Number of officers arrested in connection with police racket rises to 41, with 25 suspended and seven having stepped down

41 officers from the police traffic branch have been arrested to date
41 officers from the police traffic branch have been arrested to date

The number of police officers arrested in connection with an overtime abuse and protection money racket has risen to 41, a police update today says.

Of the 41 officers from the traffic management unit, 25 have been suspended, seven stepped down and 31 are out on police bail.

The police also clarified that its reference to the generic term “overtime” specifically refers to the abuse of extra duty payments, which are paid when police officers render services to third parties while they are off work.

The corruption in the police traffic branch was exposed by a whistleblower, who has claimed officers collected “protection money” from major construction firms and transport companies to turn a blind eye on traffic contraventions and other violations.

The whistleblower revealed in December that several members of the traffic branch were collecting cash and gifts from companies, in a practice that had been ongoing for a number of years, and with the money going into a bank account administered by a particular police officer and later paid out to the rest, according to a report in The Malta Independent.
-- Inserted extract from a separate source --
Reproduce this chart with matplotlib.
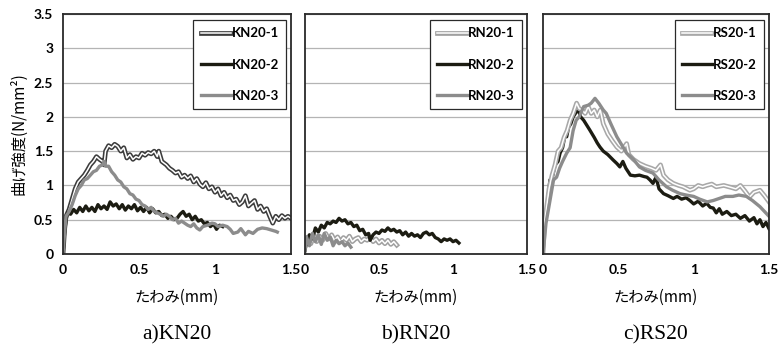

The Internal Affairs Unit was told that officers would log into the Local Enforcement System Authority (LESA) system, which they have access to, to suspend pending fines.

The traffic section’s superintendent Walter Spiteri, resigned on Wednesday after he came under investigation for his role in the suspected extra duty fraud.

Police from other divisions have been called in to fill in for the arrested officers, while LESA and Transport Malta are also assisting.

It is understood that officers from the traffic branch were paid thousands in extra duty payments as part of contracted work by Infrastructure Malta.

Sources close to the investigation said some officers would not turn up but still get paid in a scheme that also involved high-ranking officers.

The investigation also revealed that most motorbikes used by the police had their tracking devices removed or disabled, making it hard to pinpoint their location.

The sources said the investigation, which was entrusted to the Economic Crimes Unit, used sophisticated methods to trace the location of police officers, matching this with their extra duty detail.

The investigation has taken hours of work to piece together a comprehensive picture of abuse.

However, it appears that this was not the only abuse perpetrated by officers in the traffic branch and the investigation is expected to cast a wider net.

In some instances, officers were receiving payments for extra duty on private jobs by skiving from work.